DS's blood pricks were being rushed and done badly affecting results. DH spotted one didn't seem to be done the same way as others he'd witnessed and made the MW re-do it and the result then came out consistent with the trend and DS avoided unnecessary interventions.
I gave up even retrieving the buzzer from behind the bed, there was no point in pressing it and joining the chorus of other buzzers being ignored.
I found out on the morning of day 4 when things had calmed down to a ratio of 1:8 and the MWs had chance to actually do some caring, that they had been running at 1:14. I'd been kept in because my blood pressure was still high and the MW coming on shift recognised me and made it her mission to get me discharged that day, recognising that my blood pressure wasn't going anywhere in an overcrowded hospital.
This was prior to austerity. The systemic, cultural problems are very deeply ingrained
I sobbed on DS's first two birthdays as the whole lot flooded back including the parts of labour where my needs were ignored. Second time I was pregnant again and rang the MW team in floods of tears at the prospect of having to go through it all over again, especially as a high risk labour which dredged up the worst parts of labour. Fortunately I was arranged an appointment on labour ward where I could go in a calm state and went through how to make labour more comfortable while practical.
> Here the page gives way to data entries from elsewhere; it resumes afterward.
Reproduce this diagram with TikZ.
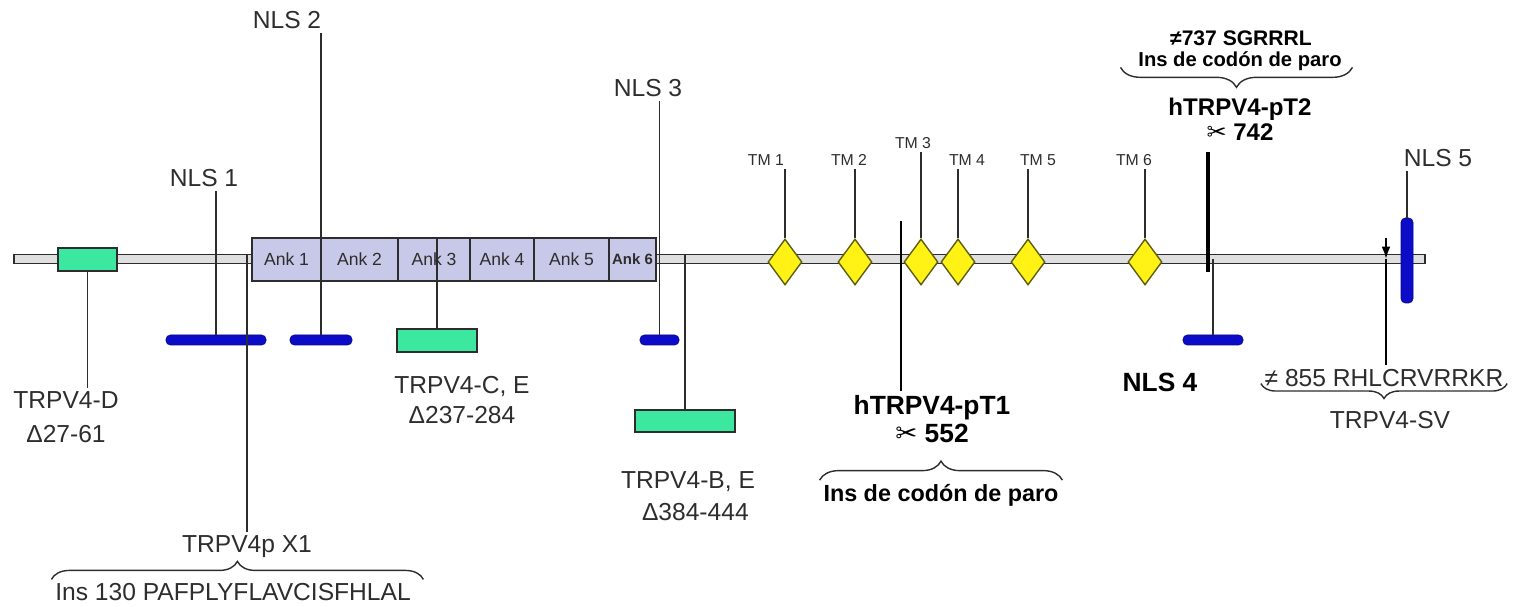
\documentclass[tikz,border=0pt]{standalone}
\usepackage{fontspec}
\setmainfont{Liberation Sans}
\newfontfamily\symfont{DejaVu Sans}
\usepackage{xcolor}
\usepackage{tikz}
\usetikzlibrary{arrows.meta, shapes.geometric, decorations.pathreplacing, calc}

\definecolor{mint}{RGB}{60,232,160}
\definecolor{ankfill}{RGB}{200,200,232}
\definecolor{nlsblue}{RGB}{12,12,200}
\definecolor{tmyellow}{RGB}{255,242,20}
\definecolor{tmedge}{RGB}{95,95,20}
\definecolor{inkgray}{RGB}{45,45,45}

\newcommand{\pxu}{0.02cm}
\newcommand{\cut}{{\symfont ✂}}

\begin{document}
\begin{tikzpicture}[
    x=0.02cm, y=-0.02cm,
    chain/.style={draw=inkgray, line width=1.1pt, fill=gray!25, rectangle, inner sep=0pt, minimum height=9*\pxu},
    delbox/.style={draw=inkgray, line width=0.8pt, fill=mint, rectangle, inner sep=0pt, minimum height=23*\pxu},
    ankbox/.style={draw=inkgray, line width=0.8pt, fill=ankfill, rectangle, inner sep=0pt, minimum height=43*\pxu, font=\fontsize{10}{12}\selectfont, text=inkgray},
    nlsbar/.style={fill=nlsblue, draw=nlsblue!70!black, line width=0.4pt, rectangle, rounded corners=2.5pt, inner sep=0pt, minimum height=10*\pxu},
    tmbox/.style={draw=tmedge, line width=0.8pt, fill=tmyellow, diamond, inner sep=0pt, minimum width=34*\pxu, minimum height=46*\pxu},
    lab/.style={font=\fontsize{14}{19}\selectfont, text=inkgray, inner sep=2pt, align=center},
    boldlab/.style={font=\bfseries\fontsize{15}{16}\selectfont, text=black, inner sep=2pt, align=center},
    tmlab/.style={font=\fontsize{9}{11}\selectfont, text=inkgray, inner sep=2pt},
    stem/.style={draw=inkgray, line width=0.95pt},
    curly/.style={draw=inkgray, line width=0.8pt, decorate}
]
    \useasboundingbox (0,0) rectangle (1518,607);

    % protein backbone and domains
    \node[chain, minimum width=1411*\pxu] (bb) at (719.5,259) {};
    \node[delbox, minimum width=59*\pxu] (delD) at (87.5,259.5) {};
    \node[ankbox, minimum width=69*\pxu] (ank1) at (286.5,259.5) {Ank 1};
    \node[ankbox, minimum width=77*\pxu] (ank2) at (359.5,259.5) {Ank 2};
    \node[ankbox, minimum width=72*\pxu] (ank3) at (434,259.5) {Ank 3};
    \node[ankbox, minimum width=64*\pxu] (ank4) at (502,259.5) {Ank 4};
    \node[ankbox, minimum width=75*\pxu] (ank5) at (571.5,259.5) {Ank 5};
    \node[ankbox, minimum width=47*\pxu, font=\bfseries\fontsize{8.5}{10}\selectfont] (ank6) at (632.5,259.5) {Ank 6};
    \node[delbox, minimum width=80*\pxu] (delCE) at (437,340.5) {};
    \node[delbox, minimum width=100*\pxu, minimum height=22*\pxu] (delBE) at (685,421) {};

    % transmembrane segments
    \node[tmbox] (tm1) at (785,262) {};
    \node[tmbox] (tm2) at (855,262) {};
    \node[tmbox] (tm3) at (921,262) {};
    \node[tmbox] (tm4) at (958,262) {};
    \node[tmbox] (tm5) at (1028,262) {};
    \node[tmbox] (tm6) at (1145,262) {};

    % nuclear localisation signals
    \node[nlsbar, minimum width=100*\pxu] (bar1) at (216,340) {};
    \node[nlsbar, minimum width=62*\pxu] (bar2) at (321,340) {};
    \node[nlsbar, minimum width=39*\pxu] (bar3) at (659.5,340) {};
    \node[nlsbar, minimum width=60*\pxu] (bar4) at (1213,340) {};
    \node[nlsbar, minimum width=12*\pxu, minimum height=85*\pxu] (bar5) at (1407,260.5) {};

    % labels
    \node[lab] (nls1) at (204,178) {NLS 1};
    \node[lab] (nls2) at (287,20) {NLS 2};
    \node[lab] (nls3) at (648,88) {NLS 3};
    \node[boldlab] (nls4) at (1160,382) {NLS 4};
    \node[lab] (nls5) at (1438,158) {NLS 5};
    \node[tmlab] (tm1lab) at (766,160) {TM 1};
    \node[tmlab] (tm2lab) at (849,160) {TM 2};
    \node[tmlab] (tm3lab) at (913,143) {TM 3};
    \node[tmlab] (tm4lab) at (967,160) {TM 4};
    \node[tmlab] (tm5lab) at (1038,160) {TM 5};
    \node[tmlab] (tm6lab) at (1134,160) {TM 6};

    \node[lab] (delDlab) at (66,417) {TRPV4-D\\Δ27-61};
    \node[lab, font=\fontsize{14}{17.6}\selectfont] (delCElab) at (462,400) {TRPV4-C, E\\Δ237-284};
    \node[lab, font=\fontsize{14}{18}\selectfont] (delBElab) at (688,496) {TRPV4-B, E\\\hspace{0.6em}Δ384-444};
    \node[lab] (x1lab) at (247,547) {TRPV4p X1};
    \node[lab] (ins130) at (233,592) {Ins 130 PAFPLYFLAVCISFHLAL};

    \node[boldlab] (pt1lab) at (932,419) {hTRPV4-pT1\\\cut\ 552};
    \node[boldlab, font=\bfseries\fontsize{13.3}{15}\selectfont] (paro1) at (941,495) {Ins de codón de paro};

    \node[boldlab, font=\bfseries\fontsize{12}{14}\selectfont] (sgr) at (1241,38) {≠737 SGRRRL};
    \node[boldlab, font=\bfseries\fontsize{11.5}{13}\selectfont] (paro2) at (1240,61) {Ins de codón de paro};
    \node[boldlab, font=\bfseries\fontsize{13.7}{14.2}\selectfont] (pt2lab) at (1240,119) {hTRPV4-pT2\\\cut\ 742};

    \node[lab] (rhl) at (1384,378) {≠ 855 RHLCRVRRKR};
    \node[lab] (svlab) at (1390,420) {TRPV4-SV};

    % connectors
    \draw[stem] (delD.south) -- (delD.south |- delDlab.north);
    \draw[stem] (bar1.north) -- (bar1.north |- nls1.south);
    \draw[stem] (bar2.north) -- (bar2.north |- nls2.south);
    \draw[stem] (bar3.north) -- (bar3.north |- nls3.south);
    \draw[stem] (delCE.north) -- (delCE.north |- ank3.north);
    \draw[stem] (delBE.north) -- (delBE.north |- bb.north);
    \draw[stem] (x1lab.north) -- (x1lab.north |- bb.north);
    \draw[stem] (tm1.north) -- (tm1.north |- tm1lab.south);
    \draw[stem] (tm2.north) -- (tm2.north |- tm2lab.south);
    \draw[stem] (tm3.north) -- (tm3.north |- tm3lab.south);
    \draw[stem] (tm4.north) -- (tm4.north |- tm4lab.south);
    \draw[stem] (tm5.north) -- (tm5.north |- tm5lab.south);
    \draw[stem] (tm6.north) -- (tm6.north |- tm6lab.south);
    \draw[stem] (bar4.north) -- (bar4.north |- bb.center);
    \draw[stem] (bar5.north) -- (bar5.north |- nls5.south);

    % truncation and splice sites
    \coordinate (pt1top) at (901,221);
    \draw[stem, draw=black, line width=1.3pt] (pt1top) -- (pt1top |- pt1lab.north);
    \coordinate (pt2top) at (1208,152);
    \coordinate (pt2bot) at (1208,272);
    \draw[draw=black, line width=2.5pt] (pt2top) -- (pt2bot);
    \coordinate (svtop) at (1386,238);
    \draw[stem, draw=black, line width=1.1pt, -{Latex[length=7pt, width=5pt]}] (svtop) -- (svtop |- bb.center);
    \draw[stem, draw=black, line width=1.1pt] (svtop |- bb.center) -- (svtop |- rhl.north);

    % braces
    \draw[curly, decoration={brace, amplitude=0.36cm}] (ins130.north west) -- ([xshift=5pt]ins130.north east);
    \draw[curly, decoration={brace, amplitude=0.38cm}] (paro1.north west) -- (paro1.north east);
    \draw[curly, decoration={brace, amplitude=0.4cm}] ([xshift=4pt, yshift=4pt]paro2.south east) -- ([xshift=-8pt, yshift=4pt]paro2.south west);
    \draw[curly, decoration={brace, amplitude=0.3cm}] ([yshift=4pt]rhl.south east) -- ([yshift=4pt]rhl.south west);
\end{tikzpicture}
\end{document}
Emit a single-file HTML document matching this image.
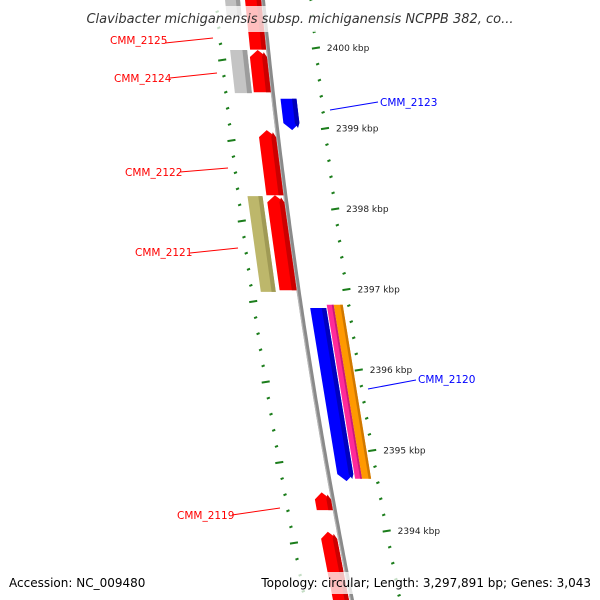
<!DOCTYPE html>
<html><head><meta charset="utf-8"><style>
html,body{margin:0;padding:0;background:#fff;width:600px;height:600px;overflow:hidden;}
svg{display:block;font-family:"DejaVu Sans","Liberation Sans",sans-serif;}
</style></head><body>
<svg id="map" width="600" height="600" viewBox="0 0 600 600" xmlns="http://www.w3.org/2000/svg" overflow="hidden">
<g id="ticks"></g>
<g id="backbone"></g>
<g id="features"></g>
<g id="labels"></g>
<rect x="75" y="6" width="450" height="26" fill="#fff" opacity="0.75"/>
<text x="300" y="23" text-anchor="middle" font-size="13" font-style="italic" fill="#333">Clavibacter michiganensis subsp. michiganensis NCPPB 382, co...</text>
<rect x="0" y="572" width="600" height="22" fill="#fff" opacity="0.75"/>
<text x="9" y="587" font-size="12" fill="#000">Accession: NC_009480</text>
<text x="591" y="587" font-size="12" fill="#000" text-anchor="end">Topology: circular; Length: 3,297,891 bp; Genes: 3,043</text>
</svg>
<script>
// data
const tickKbp = [2400, 2399, 2398, 2397, 2396, 2395, 2394];
const featNames = ["CMM_2125","gray-top","CMM_2124","CMM_2124-red","CMM_2123","CMM_2122","CMM_2121","CMM_2121-red","CMM_2120","CMM_2120-pink","CMM_2120-orange","CMM_2119","CMM_2118"];
const featStart = [2400.72, 2400.6, 2399.975, 2399.975, 2399.37, 2398.98, 2398.16, 2398.17, 2396.77, 2396.81, 2396.81, 2394.48, 2393.99];
const featEnd   = [2399.98, 2400.4, 2399.44, 2399.45, 2398.98, 2398.17, 2396.97, 2396.99, 2394.62, 2394.65, 2394.65, 2394.26, 2393.02];
const featDir   = ["none","none","none","up","down","up","none","up","down","none","none","up","up"];
const featInner = [-18, -38, -38, -19, 7, -19, -38, -19, 9, 26, 33, -18, -19];
const featOuter = [-2, -23, -21, -2, 23, -2, -23, -2, 25, 33, 42, -2, -3];
const featColor = ["#ff0000","#c0c0c0","#c4c4c4","#ff0000","#0000ff","#ff0000","#bdb76b","#ff0000","#0000ff","#ff2a9a","#ff9900","#ff0000","#ff0000"];
const featShade = ["#cc0000","#9a9a9a","#9c9c9c","#cc0000","#0000b8","#cc0000","#a09a55","#cc0000","#0000c0","#cc1a7a","#d07800","#cc0000","#cc0000"];
const labelText = ["CMM_2125","CMM_2124","CMM_2123","CMM_2122","CMM_2121","CMM_2120","CMM_2119"];
const labelColor = ["#f00","#f00","#00f","#f00","#f00","#00f","#f00"];
// layout
const labelPos = [[110,44,165,43,213,38],[114,82,170,78,217,73],[380,106,330,110,378,102],[125,176,180,172,228,168],[135,256,190,253,238,248],[418,383,368,389,416,380],[177,519,232,515,280,508]];
const NS="http://www.w3.org/2000/svg";
function yOf(k){return 48+(2400-k)*80.5;}
function cx(y){return 263+0.0983*y+0.0000833*y*y;}
function mk(tag,attrs,parent){const e=document.createElementNS(NS,tag);for(const a in attrs)e.setAttribute(a,attrs[a]);parent.appendChild(e);return e;}
function pts(a){return a.map(p=>p[0].toFixed(1)+","+p[1].toFixed(1)).join(" ");}
const bb=document.getElementById('backbone');
let bp=[],bp2=[];
for(let y=-5;y<=605;y+=5){bp.push([cx(y)-2,y]);bp2.push([cx(y)+2,y]);}
const bbp=mk('polygon',{points:pts(bp.concat(bp2.reverse())),fill:'#8a8a8a'},bb);


let bl=[];for(let y=-5;y<=605;y+=5){bl.push([cx(y)-1.5,y]);}
const bbl=mk('polyline',{points:pts(bl),fill:'none',stroke:'#b5b5b5','stroke-width':1.2},bb);


const tg=document.getElementById('ticks');
for(let k=2400.6;k>=2392.6;k-=0.2){
  const kk=Math.round(k*10)/10;
  const y=yOf(kk);
  const major=Math.abs(kk-Math.round(kk))<0.01;
  const len=major?8:3;
  const xr=cx(y)+48;
  const r=mk('line',{x1:xr-len/2,y1:y+0.6,x2:xr+len/2,y2:y-0.6,stroke:'#1b7d1b','stroke-width':2},tg);
  
  
  const yl=y+12;
  const ll=major?8:3;
  const xl=cx(yl)-47;
  const l=mk('line',{x1:xl-ll/2,y1:yl+0.6,x2:xl+ll/2,y2:yl-0.6,stroke:'#1b7d1b','stroke-width':2},tg);
  
  
}
tickKbp.forEach(k=>{
  const y=yOf(k);
  const t=mk('text',{x:cx(y)+59,y:y+3,'font-size':9,fill:'#222'},tg);
  t.textContent=k+' kbp';
  
  
});
const fg=document.getElementById('features');
featNames.forEach((n,i)=>{
  const y1=yOf(featStart[i]),y2=yOf(featEnd[i]);
  const a=featInner[i],b=featOuter[i],m=(a+b)/2,d=b-(b-a)*0.28;
  const g=mk('g',{},fg);
  
  
  function shape(o1,o2){
    let p=[];
    const head=7;
    let top=y1,bot=y2;
    if(featDir[i]==='up'){
      p.push([cx(top+head)+o1,top+head]);
      if(o1<=m&&o2>=m)p.push([cx(top)+m,top]);else p.push([cx(top)+(o1+o2)/2,top+head*0.3]);
      p.push([cx(top+head)+o2,top+head]);
      p.push([cx(bot)+o2,bot]);p.push([cx(bot)+o1,bot]);
    }else if(featDir[i]==='down'){
      p.push([cx(top)+o1,top]);p.push([cx(top)+o2,top]);
      p.push([cx(bot-head)+o2,bot-head]);
      if(o1<=m&&o2>=m)p.push([cx(bot)+m,bot]);else p.push([cx(bot)+(o1+o2)/2,bot-head*0.3]);
      p.push([cx(bot-head)+o1,bot-head]);
    }else{
      p.push([cx(top)+o1,top]);p.push([cx(top)+o2,top]);
      p.push([cx(bot)+o2,bot]);p.push([cx(bot)+o1,bot]);
    }
    return pts(p);
  }
  mk('polygon',{points:shape(a,b),fill:featColor[i]},g);
  mk('polygon',{points:shape(d,b),fill:featShade[i]},g);
});
const lg=document.getElementById('labels');
labelText.forEach((t,i)=>{
  const p=labelPos[i];
  const ln=mk('line',{x1:p[2],y1:p[3],x2:p[4],y2:p[5],stroke:labelColor[i],'stroke-width':1},lg);
  
  
  const tx=mk('text',{x:p[0],y:p[1],'font-size':10.5,fill:labelColor[i]},lg);
  tx.textContent=t;
  
  
});
</script>
</body></html>
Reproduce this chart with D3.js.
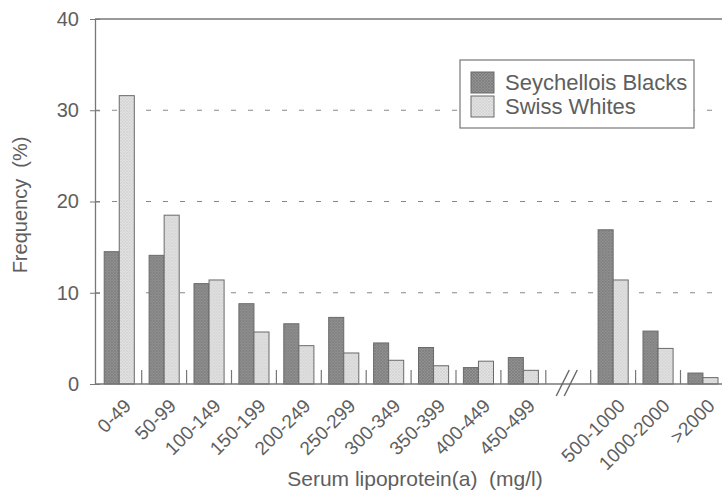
<!DOCTYPE html>
<html>
<head>
<meta charset="utf-8">
<script src="https://cdn.jsdelivr.net/npm/d3@7"></script>
<style>
  body { margin: 0; background: #fff; }
  text { font-family: "Liberation Sans", Arial, sans-serif; fill: #5e5e5e; }
</style>
</head>
<body>
<div id="graph"></div>
<script>
// Data
const categories = ["0-49", "50-99", "100-149", "150-199", "200-249", "250-299", "300-349", "350-399", "400-449", "450-499", "500-1000", "1000-2000", ">2000"];
const seychellois = [14.5, 14.1, 11.0, 8.8, 6.6, 7.3, 4.5, 4.0, 1.8, 2.9, 16.9, 5.8, 1.2];
const swiss = [31.6, 18.5, 11.4, 5.7, 4.2, 3.4, 2.6, 2.0, 2.5, 1.5, 11.4, 3.9, 0.7];
const seriesNames = ["Seychellois Blacks", "Swiss Whites"];
const yTicks = [0, 10, 20, 30, 40];

// slots on the x axis: the break "//" sits between 450-499 and 500-1000
const slots = categories.slice(0, 10).concat(["break"], categories.slice(10));

const width = 722, height = 496;
const lineCol = "#777";

const svg = d3.select("#graph").append("svg")
  .attr("width", width)
  .attr("height", height);

// textures for the bars
const defs = svg.append("defs");
const pDark = defs.append("pattern").attr("id", "dark").attr("patternUnits", "userSpaceOnUse")
  .attr("width", 3).attr("height", 3);
pDark.append("rect").attr("width", 3).attr("height", 3).attr("fill", "#929292");
pDark.append("path").attr("d", "M0,0L3,3M3,0L0,3").attr("stroke", "#7c7c7c").attr("stroke-width", 0.8);
const pLight = defs.append("pattern").attr("id", "light").attr("patternUnits", "userSpaceOnUse")
  .attr("width", 3).attr("height", 3);
pLight.append("rect").attr("width", 3).attr("height", 3).attr("fill", "#e2e2e2");
pLight.append("path").attr("d", "M0,0L3,3M3,0L0,3").attr("stroke", "#cfcfcf").attr("stroke-width", 0.6);
const fills = ["url(#dark)", "url(#light)"];

// scales
const x0 = d3.scaleBand().domain(slots).range([96.8, 96.8 + 14 * 44.9]);
const x1 = d3.scaleBand().domain(seriesNames).range([7.4, x0.bandwidth() - 7.4]);
const y = d3.scaleLinear().domain([0, 40]).range([384, 19]);

// dashed grid
svg.append("g").selectAll("line")
  .data(yTicks.filter(d => d > 0 && d < 40))
  .join("line")
  .attr("x1", 95).attr("x2", width)
  .attr("y1", d => y(d)).attr("y2", d => y(d))
  .attr("stroke", "#888").attr("stroke-width", 1)
  .attr("stroke-dasharray", "5,12");

// y axis with ticks crossing the axis
const yAxis = svg.append("g").attr("transform", "translate(95,0)")
  .call(d3.axisLeft(y).tickValues(yTicks).tickSizeInner(-5).tickSizeOuter(0).tickPadding(16));
yAxis.select(".domain").attr("stroke", lineCol).attr("stroke-width", 1.3);
yAxis.selectAll(".tick line").attr("stroke", lineCol).attr("x1", -5).attr("x2", 5);
yAxis.selectAll(".tick text").attr("font-size", 20).attr("fill", "#5e5e5e")
  .style("font-family", "Liberation Sans, Arial, sans-serif");

// top frame line
svg.append("line").attr("x1", 95).attr("x2", width).attr("y1", y(40)).attr("y2", y(40))
  .attr("stroke", lineCol).attr("stroke-width", 1.3);

// bars
const data = categories.map((c, i) => ({cat: c, vals: [seychellois[i], swiss[i]]}));
svg.append("g").selectAll("g")
  .data(data)
  .join("g")
  .attr("transform", d => "translate(" + x0(d.cat) + ",0)")
  .selectAll("rect")
  .data(d => d.vals.map((v, j) => ({name: seriesNames[j], v: v, j: j})))
  .join("rect")
  .attr("x", d => x1(d.name))
  .attr("width", x1.bandwidth())
  .attr("y", d => y(d.v))
  .attr("height", d => y(0) - y(d.v))
  .attr("fill", d => fills[d.j])
  .attr("stroke", "#6a6a6a").attr("stroke-width", 1);

// x axis line + small ticks between groups
svg.append("line").attr("x1", 95).attr("x2", width).attr("y1", y(0)).attr("y2", y(0))
  .attr("stroke", lineCol).attr("stroke-width", 1.3);
svg.append("g").selectAll("line")
  .data(slots.slice(1))
  .join("line")
  .attr("x1", d => x0(d)).attr("x2", d => x0(d))
  .attr("y1", y(0) - 14).attr("y2", y(0))
  .attr("stroke", lineCol).attr("stroke-width", 1.2);

// the "//" break mark
const bx = x0("break") + x0.bandwidth() / 2;
svg.append("g").selectAll("line")
  .data([-4, 4])
  .join("line")
  .attr("x1", d => bx + d - 8).attr("y1", 396)
  .attr("x2", d => bx + d + 5).attr("y2", 370)
  .attr("stroke", "#666").attr("stroke-width", 1.4);

// category labels
svg.append("g").selectAll("text")
  .data(categories)
  .join("text")
  .attr("transform", d => "translate(" + (x0(d) + x0.bandwidth() / 2 + 13) + ",407) rotate(-45)")
  .attr("text-anchor", "end")
  .attr("font-size", 19)
  .text(d => d);

// axis titles
svg.append("text")
  .attr("x", 415).attr("y", 486)
  .attr("text-anchor", "middle")
  .attr("font-size", 21)
  .style("white-space", "pre")
  .text("Serum lipoprotein(a)  (mg/l)");
svg.append("text")
  .attr("transform", "translate(27,205) rotate(-90)")
  .attr("text-anchor", "middle")
  .attr("font-size", 20)
  .style("white-space", "pre")
  .text("Frequency  (%)");

// legend
const lg = svg.append("g");
lg.append("rect").attr("x", 460).attr("y", 60).attr("width", 234).attr("height", 68)
  .attr("fill", "#fff").attr("stroke", lineCol).attr("stroke-width", 1.2);
seriesNames.forEach((s, i) => {
  lg.append("rect").attr("x", 471).attr("y", 72 + i * 24).attr("width", 23).attr("height", 21)
    .attr("fill", fills[i]).attr("stroke", "#6a6a6a");
  lg.append("text").attr("x", 505).attr("y", 90 + i * 24).attr("font-size", 22).text(s);
});
</script>
</body>
</html>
My second birth was mentally healing despite shit hitting the fan again. The fundamental difference was an excellent, caring (recently qualified!) MW who listened to me. It was the details like saying quietly in my ear "I'm worried about the heart rate so I'm going to press the button and it's going to get busy" that made the positive difference between a difficult birth and a difficult, traumatic birth.
Communication culture is a relatively cheap and easy fix.
It's awful how endemic the problems are that keep causing so many tragedies, trauma and injuries and the lessons aren't really learned from one inquiry to the next.